I very much welcome the Taoiseach's remarks in the past couple of days about a referendum on Irish unity. For years, we in Sinn Féin have wanted a full conversation and discussion of what it would mean to have the reunification of the island. We are pleased that this is happening and, obviously, will do everything to continue to lead it.
I welcome the initiative taken by the National Council for Curriculum and Assessment to include computer coding as part of the national school curriculum. Of course, it is 20 years late but better late than never. I have direct, on-the-ground experience of organising coding and programming workshops in County Mayo for a number of years as co-ordinator of Iorras Le Chéile community development project. We ran an initiative whereby more than 50 children between the ages of eight and 13 years gathered every Saturday to learn computer coding and programming with a local programmer and computer expert. The speed of learning and the depth of interest shown by the children of those ages was remarkable. However, like many similar projects throughout the country, the funding was slashed and we could no longer continue.
The idea behind the project was that we would encourage a cohort of young people to go on to follow computer science and develop their coding and programming skills. This measure, in a remote rural area of the western seaboard, was an attempt to provide young people with the skills that would enable them to live and work in their own communities while, at the same time, working for companies based in Tokyo, New York and other major economic hubs throughout the world. It was also an attempt to prepare for opportunities presented by the transatlantic fibre-optic cable.
I am calling on the Minister for Education and Skills, Deputy Richard Bruton, to follow through on his intention to include coding and programming in the curriculum as a matter of urgency. This cannot be done, however, without a commitment of multi-annual funding, including that for computer hardware, connectivity and tuition. It should also be done in full consultation with national school teachers and boards of management. In the interim, as a gesture of his intent, I call on the Minister to provide funding for projects similar to that run in Belmullet on the western seaboard which could then be amalgamated in local national schools.
I have been a long-time admirer of Louise O'Keeffe. She is a brilliant woman and an example of how individuals can overcome adversity and the absolute weight of Governments and institutions in order to get recognition. It is very much welcome that she will come to the House to lead us and guide us on what needs to be done.
As it does around this time every year, Social Justice Ireland launched its budget briefing document - Budget Choices 2017 - yesterday. I draw attention to one particular matter relating to disability. Social Justice Ireland has a practical proposal in its document in respect of the cost of the disability allowance. It is a well known fact that people with disabilities have extra but ordinary day-to-day living costs. The proposal is for a €20 per week allowance to begin the redress and compensation in this regard. There is no doubt that there are three things we can always say about people with disabilities. First, their incomes will drop and if it is not already the case, they and their families will go into poverty. Second, there is a loss of expectation for employment, activity and housing. There is also a loss of hope brought about by these circumstances. This is a practical measure and I call on the Leader to invite the Minister for Social Protection to the House to discuss the matter. This could put some valuable money into the hands of every person with a disability in every corner and parish of the country.

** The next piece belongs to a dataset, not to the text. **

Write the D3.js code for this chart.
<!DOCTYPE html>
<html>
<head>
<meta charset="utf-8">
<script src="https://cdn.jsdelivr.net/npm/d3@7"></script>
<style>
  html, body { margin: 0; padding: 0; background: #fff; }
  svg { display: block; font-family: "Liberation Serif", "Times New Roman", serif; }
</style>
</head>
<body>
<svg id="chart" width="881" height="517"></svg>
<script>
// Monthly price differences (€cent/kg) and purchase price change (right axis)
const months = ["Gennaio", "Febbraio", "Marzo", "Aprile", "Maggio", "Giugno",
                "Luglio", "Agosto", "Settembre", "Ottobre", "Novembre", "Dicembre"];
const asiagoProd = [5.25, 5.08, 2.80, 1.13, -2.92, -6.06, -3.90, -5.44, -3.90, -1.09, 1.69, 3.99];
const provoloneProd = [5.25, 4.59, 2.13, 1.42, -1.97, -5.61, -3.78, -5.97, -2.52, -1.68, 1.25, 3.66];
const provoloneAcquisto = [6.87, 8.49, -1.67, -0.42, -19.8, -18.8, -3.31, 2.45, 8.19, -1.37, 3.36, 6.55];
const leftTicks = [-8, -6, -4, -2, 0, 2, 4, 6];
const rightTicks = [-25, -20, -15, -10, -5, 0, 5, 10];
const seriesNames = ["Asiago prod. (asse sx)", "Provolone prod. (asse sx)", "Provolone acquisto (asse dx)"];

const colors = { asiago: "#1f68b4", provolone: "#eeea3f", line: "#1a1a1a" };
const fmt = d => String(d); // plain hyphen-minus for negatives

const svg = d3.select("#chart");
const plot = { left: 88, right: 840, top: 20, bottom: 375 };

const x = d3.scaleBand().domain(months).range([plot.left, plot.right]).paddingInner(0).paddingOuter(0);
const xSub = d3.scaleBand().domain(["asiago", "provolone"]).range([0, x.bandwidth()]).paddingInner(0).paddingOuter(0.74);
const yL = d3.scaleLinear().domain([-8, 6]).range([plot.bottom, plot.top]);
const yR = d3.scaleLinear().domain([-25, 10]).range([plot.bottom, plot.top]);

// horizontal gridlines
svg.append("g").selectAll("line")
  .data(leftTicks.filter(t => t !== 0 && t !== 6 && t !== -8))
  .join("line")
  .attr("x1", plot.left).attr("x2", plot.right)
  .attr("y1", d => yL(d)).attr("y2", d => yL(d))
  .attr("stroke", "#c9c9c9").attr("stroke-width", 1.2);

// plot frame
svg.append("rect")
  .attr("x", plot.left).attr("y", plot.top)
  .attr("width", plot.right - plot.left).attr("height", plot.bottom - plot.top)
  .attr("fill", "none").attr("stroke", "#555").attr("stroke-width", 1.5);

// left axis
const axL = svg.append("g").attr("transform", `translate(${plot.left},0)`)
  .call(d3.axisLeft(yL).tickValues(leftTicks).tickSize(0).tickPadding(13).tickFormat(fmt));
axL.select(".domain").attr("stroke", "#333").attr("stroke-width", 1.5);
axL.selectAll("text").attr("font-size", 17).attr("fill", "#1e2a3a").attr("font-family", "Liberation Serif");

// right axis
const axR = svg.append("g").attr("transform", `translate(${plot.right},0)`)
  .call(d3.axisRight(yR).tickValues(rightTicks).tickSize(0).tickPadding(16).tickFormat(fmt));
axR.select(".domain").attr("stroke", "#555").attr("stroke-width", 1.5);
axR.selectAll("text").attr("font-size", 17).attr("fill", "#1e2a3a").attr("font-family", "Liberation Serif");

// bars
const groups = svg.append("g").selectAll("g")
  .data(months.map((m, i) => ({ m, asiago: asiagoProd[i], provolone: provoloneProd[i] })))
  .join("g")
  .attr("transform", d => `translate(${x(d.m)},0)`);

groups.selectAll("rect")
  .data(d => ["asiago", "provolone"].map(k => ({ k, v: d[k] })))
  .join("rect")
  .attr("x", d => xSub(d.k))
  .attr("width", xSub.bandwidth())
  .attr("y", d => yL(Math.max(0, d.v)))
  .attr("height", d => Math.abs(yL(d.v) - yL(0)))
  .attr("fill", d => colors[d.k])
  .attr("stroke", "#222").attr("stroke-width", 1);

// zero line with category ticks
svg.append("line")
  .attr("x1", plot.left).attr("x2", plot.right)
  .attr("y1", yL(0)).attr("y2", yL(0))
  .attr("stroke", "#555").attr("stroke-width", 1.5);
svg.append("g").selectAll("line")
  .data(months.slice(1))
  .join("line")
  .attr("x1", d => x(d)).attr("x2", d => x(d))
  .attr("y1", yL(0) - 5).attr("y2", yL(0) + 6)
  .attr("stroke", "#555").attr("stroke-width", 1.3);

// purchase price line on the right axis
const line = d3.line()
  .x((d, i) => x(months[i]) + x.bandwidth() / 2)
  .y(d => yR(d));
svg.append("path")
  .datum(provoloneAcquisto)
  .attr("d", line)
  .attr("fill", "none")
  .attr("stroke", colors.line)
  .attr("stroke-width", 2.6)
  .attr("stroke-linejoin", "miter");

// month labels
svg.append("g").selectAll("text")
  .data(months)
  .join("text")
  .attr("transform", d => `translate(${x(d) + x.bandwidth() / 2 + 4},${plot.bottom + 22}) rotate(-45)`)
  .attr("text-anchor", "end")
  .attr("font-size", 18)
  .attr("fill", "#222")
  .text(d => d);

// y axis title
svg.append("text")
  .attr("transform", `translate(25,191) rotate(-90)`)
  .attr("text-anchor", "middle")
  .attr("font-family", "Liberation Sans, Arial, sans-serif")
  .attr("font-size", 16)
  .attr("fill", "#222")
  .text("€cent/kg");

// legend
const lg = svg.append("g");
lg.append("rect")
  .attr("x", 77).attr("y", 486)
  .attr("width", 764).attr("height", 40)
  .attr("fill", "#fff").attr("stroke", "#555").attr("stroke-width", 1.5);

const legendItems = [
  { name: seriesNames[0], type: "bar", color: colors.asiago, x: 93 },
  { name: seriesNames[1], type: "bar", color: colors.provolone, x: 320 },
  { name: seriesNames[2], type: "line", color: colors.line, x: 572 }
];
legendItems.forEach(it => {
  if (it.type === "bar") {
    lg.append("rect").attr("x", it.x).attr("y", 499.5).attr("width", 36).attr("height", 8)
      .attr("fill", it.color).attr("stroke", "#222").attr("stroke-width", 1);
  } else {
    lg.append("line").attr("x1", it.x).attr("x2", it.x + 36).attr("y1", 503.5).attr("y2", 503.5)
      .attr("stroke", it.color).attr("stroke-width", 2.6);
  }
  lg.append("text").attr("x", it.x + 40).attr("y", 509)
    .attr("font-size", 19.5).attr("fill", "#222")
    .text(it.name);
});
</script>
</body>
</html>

The programme for Government refers to a request for an Oireachtas all-party committee to develop a single long-term vision or plan for health care in the coming ten years. We have the Dáil committee sitting. When he was here, the Minister for Health expressed his interest in having participation by Members of this House. He noted the varying expertise and understanding of Members across the House. It is important that the flavour of expertise this House could bring to bear be represented on that committee in order to assist it, although I recognise that useful and serious work has already been done by the Members of the Dáil on the committee.
If possible, it would be timely in the autumn for the Tánaiste and Minister for Justice and Equality to come to the House to outline her strong commitment to and the measures that have been taken to ensure the ratification of the UN Convention on the Rights of Persons with Disabilities and the timelines associated therewith. This is something about which I am paranoid and, therefore, I would be grateful if the Tánaiste could come and assist us in this matter.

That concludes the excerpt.